The script includes meta data about the dump in a "manifest". The manifest records, amongst other things, the order in which the tables were dumped. The restore operation uses this to correctly order the table restores. 

I can then simply restore the archive, table by table, using the individual dumps using a script which walks the manifest. 

On Sat, 9 Mar 2024, 14:56 hector vass, <hector.vass@xxxxxxxxx> wrote:
On Fri, Mar 8, 2024 at 4:22 PM David Gauthier <dfgpostgres@xxxxxxxxx> wrote:
Here's the situation....
- The DB contains data for several projects.  
- The tables of the DB contain data for all projects (data is not partitioned on project name or anything like that)
- The "project" identifier (table column) exists in a few "parent" tables with many child... grandchild,... tables under them connected with foreign keys defined with "on delete cascade".  So if a record in one of the parent table records is deleted, all of its underlying, dependent records get deleted too.
- New projects come in, and old ones need to be removed and "archived" in DBs of their own.  So there's a DB called "active_projects" and there's a DB called "project_a_archive" (identical metadata).
- The idea is to copy the data for project "a" that's in "active_projects" to the "project_a_arhchive" DB AND delete the project a data out of "active_projects".
- Leave "project_a_archive" up and running if someone needs to attach to that and get some old/archived data.  

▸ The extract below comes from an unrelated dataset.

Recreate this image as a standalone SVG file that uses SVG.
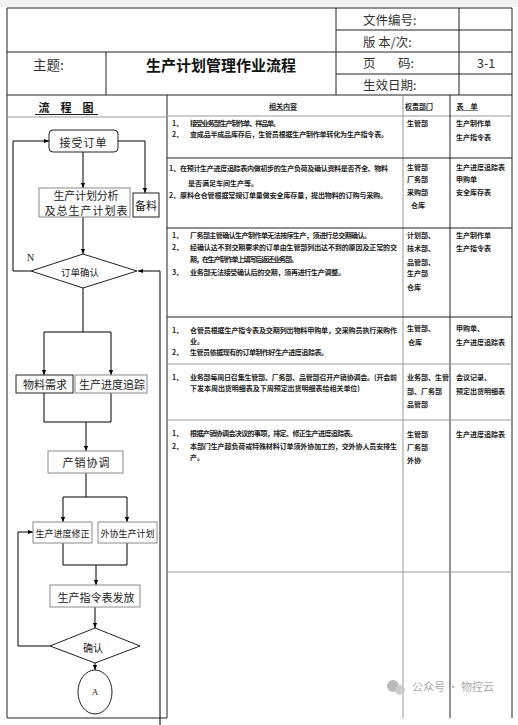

The brute-force method I've been using is...
1)  pg_dump "active_projects" to a (huge) file then populate "project_a_archive" using that (I don't have the privs to create database, IT creates an empty one for me, so this is how I do it).  
2) go into the "project_a_archive" DB and run... "delete from par_tbl_1 where project <> 'a' ", "delete from par_tbl_2 where project <> 'a' ", etc... leaving only project "a" data in the DB.  
3) go into the "active_projects" DB and "delete from par_tbl_1 where project = 'a' ", etc... removing project "a" from the "active_projects DB.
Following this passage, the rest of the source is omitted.